Cellular providers participating in the Lifeline program, which makes phone and broadband access more affordable for low-income consumers, receive a monthly subsidy of $9.25 per subscriber. They’re expected to pass this along as a discount to the customer, but it looks like Sprint (now owned by T-Mobile) must have missed the memo. In fact, the company claimed subsidies for over 885,000 Lifeline subscribers who weren’t currently using the service — and now the FCC wants its money back.
After investigations by the Oregon Public Utility Commision and the Federal Communications Commission, Sprint was discovered to be claiming the monthly subsidies for around 885,000 inactive Lifeline subscribers, which violates the Commission’s “non-usage” rule. That regulation states that providers can only receive the subsidy if a subscriber has been active at least once in the past 30 days.

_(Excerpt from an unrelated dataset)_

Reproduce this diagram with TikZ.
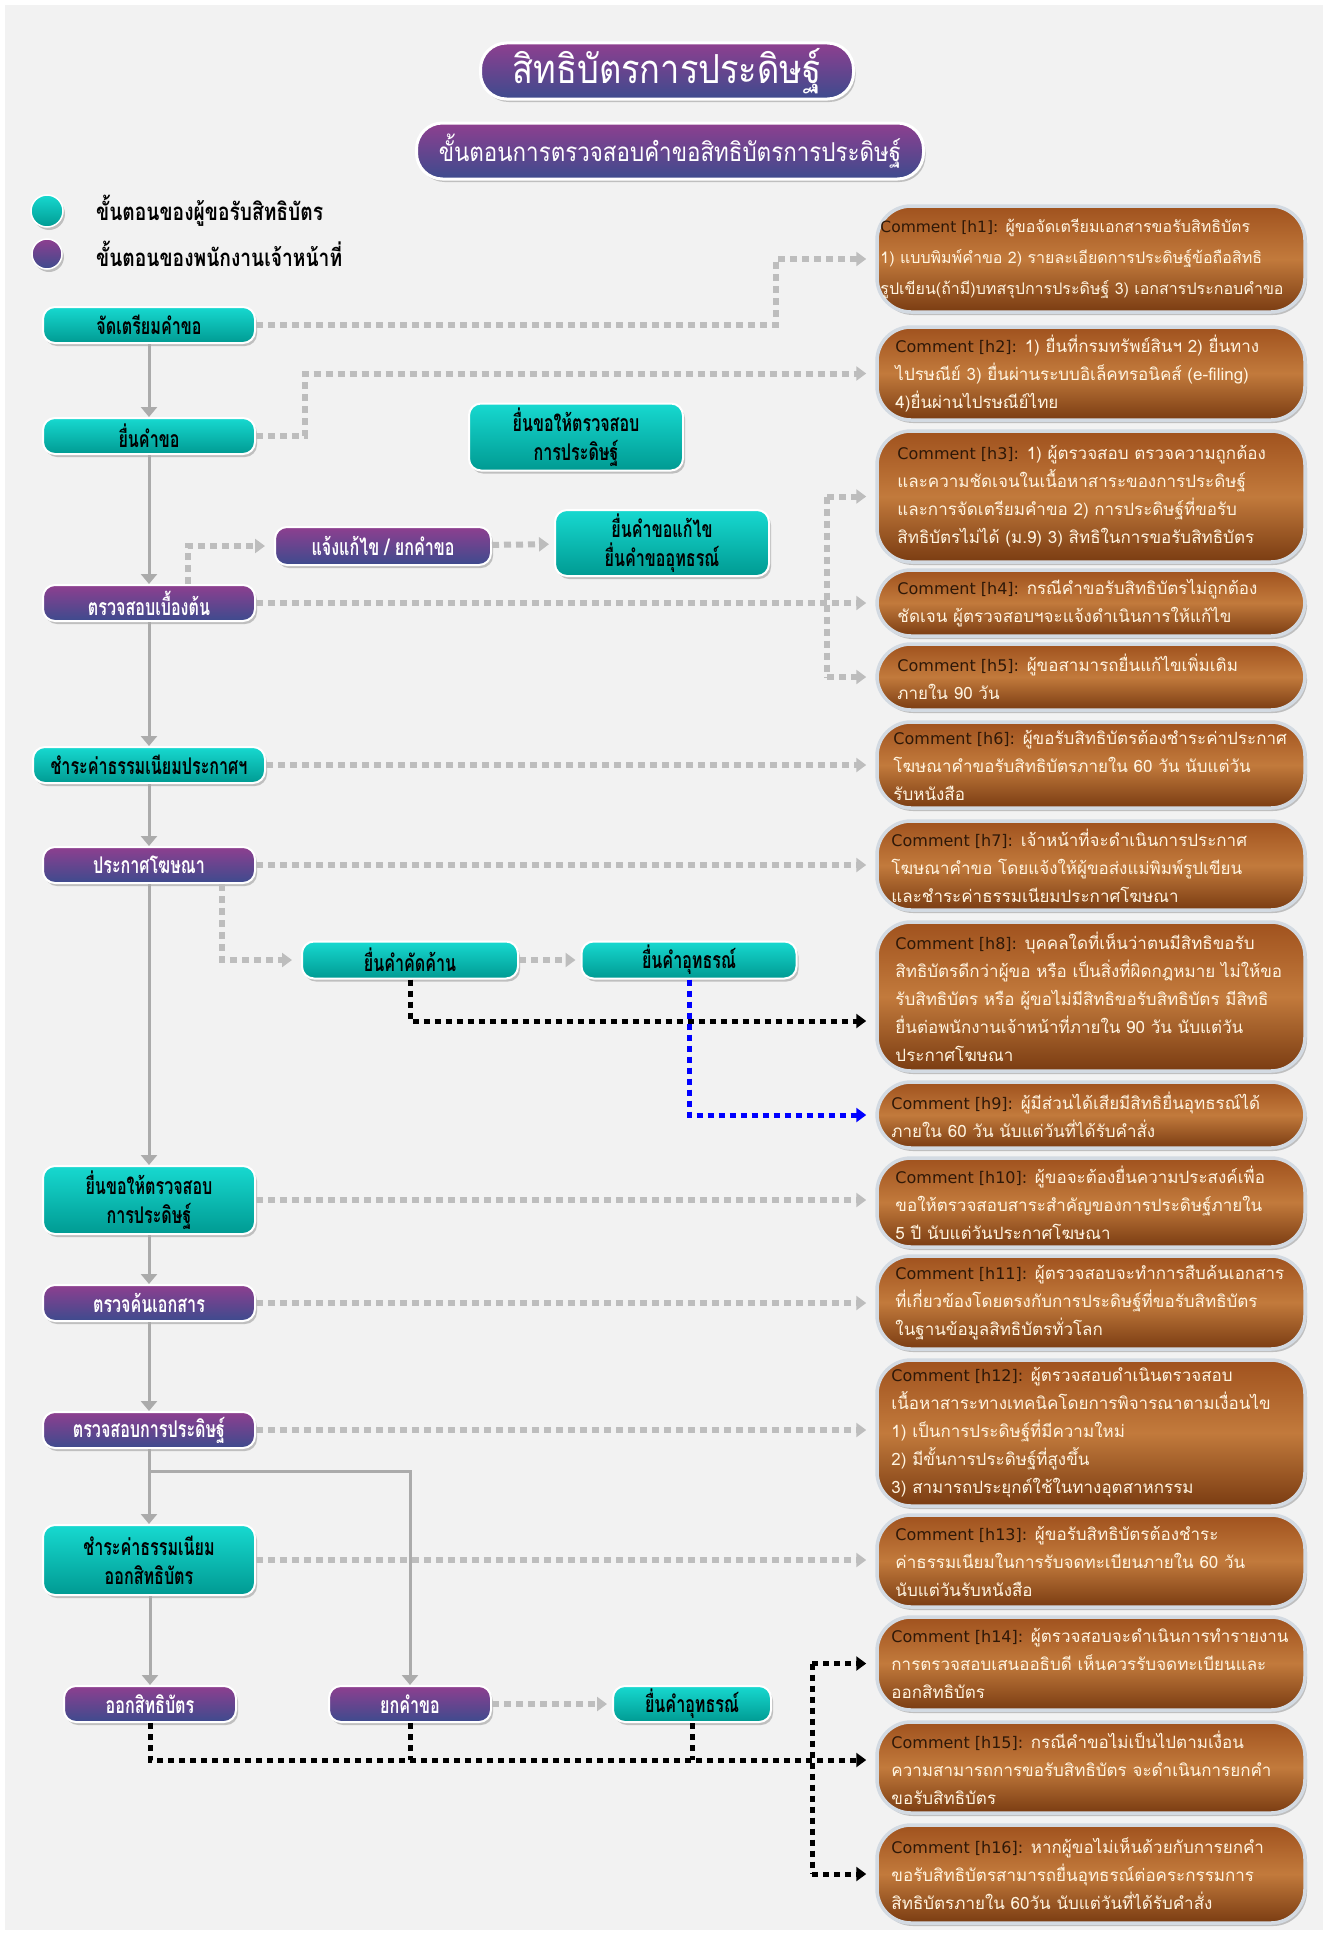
\documentclass[tikz,border=0pt]{standalone}
\usepackage{fontspec}
\setmainfont{Loma}[Script=Thai]
\newfontfamily\condf{Loma}[Script=Thai,FakeStretch=0.7]
\newfontfamily\legf{Loma}[Script=Thai,FakeStretch=0.8]
\newfontfamily\titf{Loma}[Script=Thai,FakeStretch=0.86]
\newfontfamily\latf{DejaVu Sans}
\usetikzlibrary{arrows.meta,shadows,calc}
\definecolor{bgc}{HTML}{F2F2F2}
\definecolor{tealA}{HTML}{17D9D0}
\definecolor{tealB}{HTML}{009A92}
\definecolor{purA}{HTML}{8E3F8F}
\definecolor{purB}{HTML}{3D4B8E}
\definecolor{brA}{HTML}{A0521E}
\definecolor{brM}{HTML}{C27A3C}
\definecolor{brB}{HTML}{7A3C12}
\definecolor{cborder}{HTML}{D3DAE2}
\definecolor{cream}{HTML}{FFF4E0}
\definecolor{cdark}{HTML}{2E1808}
\definecolor{garr}{HTML}{ABABAB}
\definecolor{gdotc}{HTML}{BDBDBD}
\tikzset{
  shad/.style={drop shadow={opacity=0.3,shadow xshift=2pt,shadow yshift=-3pt,fill=black!70}},
  basebox/.style={shad,rounded corners=12pt,draw=white,line width=2pt,align=center,inner sep=2pt,
     font=\condf\bfseries\fontsize{23}{29}\selectfont,minimum width=212pt,minimum height=36pt},
  tealbox/.style={basebox,top color=tealA,bottom color=tealB,text=black},
  purbox/.style={basebox,top color=purA,bottom color=purB,text=white},
  titlebox/.style={shad,rounded corners=26pt,draw=white,line width=3pt,top color=purA,bottom color=purB,
     text=white,minimum height=56pt,align=center},
  combox/.style={shad,rounded corners=34pt,draw=cborder,line width=3.5pt,top color=brA,bottom color=brB,middle color=brM,
     minimum width=428pt},
  ctext/.style={anchor=west,align=left,inner sep=0pt,text=cream,font=\fontsize{17}{28}\selectfont},
  legtext/.style={anchor=west,inner sep=0pt,text=black,font=\legf\bfseries\fontsize{24}{28}\selectfont},
  garrow/.style={draw=garr,line width=3pt,-{Triangle[width=16pt,length=10pt]}},
  gdot/.style={draw=gdotc,line width=6pt,dash pattern=on 7pt off 5pt,-{Triangle[width=14pt,length=10pt]},shorten >=9pt},
  gdotline/.style={draw=gdotc,line width=6pt,dash pattern=on 7pt off 5pt},
  kdot/.style={draw=black,line width=5pt,dash pattern=on 6pt off 5pt,-{Triangle[width=14pt,length=10pt]},shorten >=9pt},
  kdotline/.style={draw=black,line width=5pt,dash pattern=on 6pt off 5pt},
  bdot/.style={draw=blue,line width=5pt,dash pattern=on 6pt off 5pt,-{Triangle[width=14pt,length=10pt]},shorten >=9pt},
}
\newcommand{\cm}[2][16]{\textcolor{cdark}{\latf\fontsize{#1}{28}\selectfont Comment [#2]:}}
\begin{document}
\begin{tikzpicture}[x=1pt,y=-1pt]
\useasboundingbox (0,0) rectangle (1328,1935);
\fill[white] (0,0) rectangle (1328,1935);
\fill[bgc] (5,5) rectangle (1323,1930);

% titles
\node[titlebox,minimum width=373pt,font=\titf\fontsize{40}{44}\selectfont] (title) at (667,71) {สิทธิบัตรการประดิษฐ์};
\node[titlebox,minimum width=507pt,font=\titf\fontsize{26}{30}\selectfont] (subtitle) at (670,151) {ขั้นตอนการตรวจสอบคำขอสิทธิบัตรการประดิษฐ์};

% legend
\node[shad,circle,minimum size=32pt,draw=white,line width=1.5pt,top color=tealA,bottom color=tealB] (lg1) at (47,211) {};
\node[shad,circle,minimum size=30pt,draw=white,line width=1.5pt,top color=purA,bottom color=purB] (lg2) at (47,254) {};
\node[legtext] (lg1t) at (96,211) {ขั้นตอนของผู้ขอรับสิทธิบัตร};
\node[legtext] (lg2t) at (96,254) {ขั้นตอนของพนักงานเจ้าหน้าที่};

% main column
\node[tealbox] (n1) at (149,325) {จัดเตรียมคำขอ};
\node[tealbox] (n2) at (149,436) {ยื่นคำขอ};
\node[purbox] (n3) at (149,603) {ตรวจสอบเบื้องต้น};
\node[tealbox,minimum width=232pt] (n4) at (149,765) {ชำระค่าธรรมเนียมประกาศฯ};
\node[purbox] (n5) at (149,865) {ประกาศโฆษณา};
\node[tealbox,minimum height=68pt] (n6) at (149,1200) {ยื่นขอให้ตรวจสอบ\\การประดิษฐ์};
\node[purbox] (n7) at (149,1303) {ตรวจค้นเอกสาร};
\node[purbox] (n8) at (149,1430) {ตรวจสอบการประดิษฐ์};
\node[tealbox,minimum height=70pt] (n9) at (149,1560) {ชำระค่าธรรมเนียม\\ออกสิทธิบัตร};
\node[purbox,minimum width=172pt] (n10) at (150,1704) {ออกสิทธิบัตร};
\node[purbox,minimum width=162pt] (n11) at (410,1704) {ยกคำขอ};
\node[tealbox,minimum width=158pt] (n12) at (692,1704) {ยื่นคำอุทธรณ์};

% middle nodes
\node[tealbox,minimum width=214pt,minimum height=67pt] (m1) at (576,437) {ยื่นขอให้ตรวจสอบ\\การประดิษฐ์};
\node[purbox,minimum width=216pt,minimum height=38pt] (m2) at (383,546) {แจ้งแก้ไข / ยกคำขอ};
\node[tealbox,minimum width=214pt,minimum height=66pt] (m3) at (662,543) {ยื่นคำขอแก้ไข\\ยื่นคำขออุทธรณ์};
\node[tealbox,minimum width=216pt,minimum height=37pt] (m4) at (410,960) {ยื่นคำคัดค้าน};
\node[tealbox,minimum width=215pt,minimum height=37pt] (m5) at (689,960) {ยื่นคำอุทธรณ์};

% comment boxes
\node[combox,minimum height=106pt] (h1) at (1091,259) {};
\node[combox,minimum height=93pt] (h2) at (1091,373.5) {};
\node[combox,minimum height=131pt] (h3) at (1091,496.5) {};
\node[combox,minimum height=66pt] (h4) at (1091,603) {};
\node[combox,minimum height=66pt] (h5) at (1091,677) {};
\node[combox,minimum height=86pt] (h6) at (1091,765) {};
\node[combox,minimum height=89pt] (h7) at (1091,865.5) {};
\node[combox,minimum height=149pt] (h8) at (1091,996.5) {};
\node[combox,minimum height=66pt] (h9) at (1091,1115) {};
\node[combox,minimum height=89pt] (h10) at (1091,1202.5) {};
\node[combox,minimum height=93pt] (h11) at (1091,1302.5) {};
\node[combox,minimum height=146pt] (h12) at (1091,1433) {};
\node[combox,minimum height=92pt] (h13) at (1091,1561) {};
\node[combox,minimum height=93pt] (h14) at (1091,1663.5) {};
\node[combox,minimum height=91pt] (h15) at (1091,1767.5) {};
\node[combox,minimum height=98pt] (h16) at (1091,1874) {};

\node[ctext,font=\fontsize{16}{31}\selectfont] (h1t) at ([xshift=5pt]h1.west) {\cm[15.5]{h1} ผู้ขอจัดเตรียมเอกสารขอรับสิทธิบัตร\\1) แบบพิมพ์คำขอ 2) รายละเอียดการประดิษฐ์ข้อถือสิทธิ\\รูปเขียน(ถ้ามี)บทสรุปการประดิษฐ์ 3) เอกสารประกอบคำขอ};
\node[ctext] (h2t) at ([xshift=20pt]h2.west) {\cm{h2} 1) ยื่นที่กรมทรัพย์สินฯ 2) ยื่นทาง\\ไปรษณีย์ 3) ยื่นผ่านระบบอิเล็คทรอนิคส์ (e-filing)\\4)ยื่นผ่านไปรษณีย์ไทย};
\node[ctext] (h3t) at ([xshift=22pt]h3.west) {\cm{h3} 1) ผู้ตรวจสอบ ตรวจความถูกต้อง\\และความชัดเจนในเนื้อหาสาระของการประดิษฐ์\\และการจัดเตรียมคำขอ 2) การประดิษฐ์ที่ขอรับ\\สิทธิบัตรไม่ได้ (ม.9) 3) สิทธิในการขอรับสิทธิบัตร};
\node[ctext] (h4t) at ([xshift=22pt]h4.west) {\cm{h4} กรณีคำขอรับสิทธิบัตรไม่ถูกต้อง\\ชัดเจน ผู้ตรวจสอบฯจะแจ้งดำเนินการให้แก้ไข};
\node[ctext] (h5t) at ([xshift=22pt]h5.west) {\cm{h5} ผู้ขอสามารถยื่นแก้ไขเพิ่มเติม\\ภายใน 90 วัน};
\node[ctext] (h6t) at ([xshift=18pt]h6.west) {\cm{h6} ผู้ขอรับสิทธิบัตรต้องชำระค่าประกาศ\\โฆษณาคำขอรับสิทธิบัตรภายใน 60 วัน นับแต่วัน\\รับหนังสือ};
\node[ctext] (h7t) at ([xshift=16pt]h7.west) {\cm{h7} เจ้าหน้าที่จะดำเนินการประกาศ\\โฆษณาคำขอ โดยแจ้งให้ผู้ขอส่งแม่พิมพ์รูปเขียน\\และชำระค่าธรรมเนียมประกาศโฆษณา};
\node[ctext] (h8t) at ([xshift=20pt]h8.west) {\cm{h8} บุคคลใดที่เห็นว่าตนมีสิทธิขอรับ\\สิทธิบัตรดีกว่าผู้ขอ หรือ เป็นสิ่งที่ผิดกฎหมาย ไม่ให้ขอ\\รับสิทธิบัตร หรือ ผู้ขอไม่มีสิทธิขอรับสิทธิบัตร มีสิทธิ\\ยื่นต่อพนักงานเจ้าหน้าที่ภายใน 90 วัน นับแต่วัน\\ประกาศโฆษณา};
\node[ctext] (h9t) at ([xshift=16pt]h9.west) {\cm{h9} ผู้มีส่วนได้เสียมีสิทธิยื่นอุทธรณ์ได้\\ภายใน 60 วัน นับแต่วันที่ได้รับคำสั่ง};
\node[ctext] (h10t) at ([xshift=20pt]h10.west) {\cm{h10} ผู้ขอจะต้องยื่นความประสงค์เพื่อ\\ขอให้ตรวจสอบสาระสำคัญของการประดิษฐ์ภายใน\\5 ปี นับแต่วันประกาศโฆษณา};
\node[ctext] (h11t) at ([xshift=20pt]h11.west) {\cm{h11} ผู้ตรวจสอบจะทำการสืบค้นเอกสาร\\ที่เกี่ยวข้องโดยตรงกับการประดิษฐ์ที่ขอรับสิทธิบัตร\\ในฐานข้อมูลสิทธิบัตรทั่วโลก};
\node[ctext] (h12t) at ([xshift=16pt]h12.west) {\cm{h12} ผู้ตรวจสอบดำเนินตรวจสอบ\\เนื้อหาสาระทางเทคนิคโดยการพิจารณาตามเงื่อนไข\\1) เป็นการประดิษฐ์ที่มีความใหม่\\2) มีขั้นการประดิษฐ์ที่สูงขึ้น\\3) สามารถประยุกต์ใช้ในทางอุตสาหกรรม};
\node[ctext] (h13t) at ([xshift=20pt]h13.west) {\cm{h13} ผู้ขอรับสิทธิบัตรต้องชำระ\\ค่าธรรมเนียมในการรับจดทะเบียนภายใน 60 วัน\\นับแต่วันรับหนังสือ};
\node[ctext] (h14t) at ([xshift=16pt]h14.west) {\cm{h14} ผู้ตรวจสอบจะดำเนินการทำรายงาน\\การตรวจสอบเสนออธิบดี เห็นควรรับจดทะเบียนและ\\ออกสิทธิบัตร};
\node[ctext] (h15t) at ([xshift=16pt]h15.west) {\cm{h15} กรณีคำขอไม่เป็นไปตามเงื่อน\\ความสามารถการขอรับสิทธิบัตร จะดำเนินการยกคำ\\ขอรับสิทธิบัตร};
\node[ctext] (h16t) at ([xshift=16pt]h16.west) {\cm{h16} หากผู้ขอไม่เห็นด้วยกับการยกคำ\\ขอรับสิทธิบัตรสามารถยื่นอุทธรณ์ต่อคระกรรมการ\\สิทธิบัตรภายใน 60วัน นับแต่วันที่ได้รับคำสั่ง};

% solid grey flow
\draw[garrow] (n1) -- (n2);
\draw[garrow] (n2) -- (n3);
\draw[garrow] (n3) -- (n4);
\draw[garrow] (n4) -- (n5);
\draw[garrow] (n5) -- (n6);
\draw[garrow] (n6) -- (n7);
\draw[garrow] (n7) -- (n8);
\draw[garrow] (n8) -- (n9);
\draw[garrow] (n9.south -| n10) -- (n10);
\coordinate (br) at (149,1471);
\draw[garrow] (br) -| (n11);

% grey dotted connectors
\draw[gdot] (n1.east) -- (776,325) |- (h1.west);
\draw[gdot] (n2.east) -- (305,436) |- (h2.west);
\draw[gdot] (n3.east) -- (n3.east -| h4.west);
\coordinate (vx) at (827,0);
\draw[gdotline] (h3.west -| vx) -- (h5.west -| vx);
\draw[gdot] (h3.west -| vx) -- (h3.west);
\draw[gdot] (h5.west -| vx) -- (h5.west);
\draw[gdot] ([xshift=39pt]n3.north) |- (m2.west);
\draw[gdot,shorten >=5pt] (m2) -- (m3);
\draw[gdot] (n4.east) -- (n4.east -| h6.west);
\draw[gdot] (n5.east) -- (n5.east -| h7.west);
\draw[gdot] ([xshift=73pt]n5.south) |- (m4.west);
\draw[gdot,shorten >=5pt] (m4) -- (m5);
\draw[gdot] (n6.east) -- (n6.east -| h10.west);
\draw[gdot] (n7.east) -- (n7.east -| h11.west);
\draw[gdot] (n8.east) -- (n8.east -| h12.west);
\draw[gdot] (n9.east) -- (n9.east -| h13.west);
\draw[gdot,shorten >=5pt] (n11) -- (n12);

% black / blue dotted
\draw[kdot] (m4.south) |- ([yshift=-24.5pt]h8.west);
\draw[bdot] (m5.south) |- (h9.west);
\coordinate (kb) at (812,1760);
\draw[kdotline] (n11.south) -- (n11.south |- kb);
\draw[kdotline] (n12.south) -- (n12.south |- kb);
\draw[kdot] (n10.south) |- (h15.west |- kb);
\draw[kdotline] (kb |- h14.west) -- (kb |- h16.west);
\draw[kdot] (kb |- h14.west) -- (h14.west);
\draw[kdot] (kb |- h16.west) -- (h16.west);
\end{tikzpicture}
\end{document}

The FCC says the $200 million dollar civil penalty is the largest fixed-amount penalty in the commission’s history. Though the infractions occurred before T-Mobile bought Sprint, the carrier will be coughing up the coin from its own pockets, and has also agreed to enter into a “compliance plan” to make sure that it adheres to the Lifeline program rules in the future. Hopefully this will send a message to other carriers like Verizon who participate in Lifeline that lying doesn’t pay in the long run.